A State Room in a large European mansion, is usually one of a suite of very grand rooms which were designed to impress, they were the most luxurious in the house and contained the finest works of art. State rooms are usually only found in the houses of the upper echelons of the aristocracy, those who were likely to entertain a head of state. They were generally to accommodate and entertain distinguished guests, especially a monarch and or a royal consort, or other high ranking aristocrats and state officials, hence the name.

In England in particular state rooms in country houses were seldom used. The owner of the house and his family actually lived in the "second best" apartments in the house. There was usually an odd number of state rooms for the following reason: At the centre of the facade, the largest and most lavish room, (for example at Wilton House the famed Double Cube Room) this was a gathering place for the court of the honoured guest. Leading symmetrically from the centre room on either side were often one or two suites of smaller, but still very grand state rooms, for the sole use of the occupant of the final room at each end of the facade - the state bedroom. The smaller (but still huge) rooms in between would be used for private audiences, a withdrawing room and a dressing room. The smaller rooms were solely part of the bedroom suite and not for public use.

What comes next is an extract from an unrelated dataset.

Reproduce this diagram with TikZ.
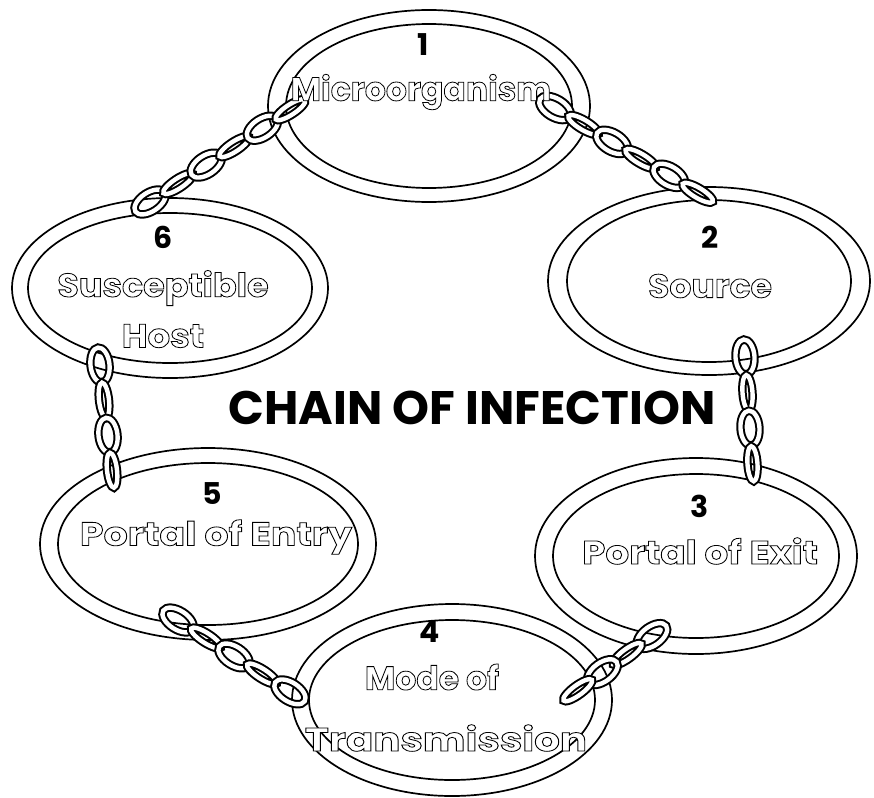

From the early 18th century, as aristocratic lifestyles slowly became less formal, there was a move on the one hand to increase the number of shared living rooms in a large house and to give them more specialised functions (music rooms and billiard rooms for example) and on the other hand to make bedroom suites more private. In houses from earlier than around 1720 which survived without major structural alteration, the state rooms sometimes became a meaningless succession of drawing rooms and the original intention was lost. This is certainly true at Wilton House, Blenheim Palace, and Castle Howard. On the other hand there were a few houses, and royal palaces, most of them exceptionally large, which were laid out in such a way that the state rooms could be left in their original form, while other rooms were converted or added to meet the new needs of the 18th and 19th centuries, or where funds were available to simply add on extra wings for the new purposes. Examples of such residences with surviving state suites which have never really changed their function include Windsor Castle, Chatsworth House, and Boughton House .

One board a ship the term 'state room' defines a superior first class cabin.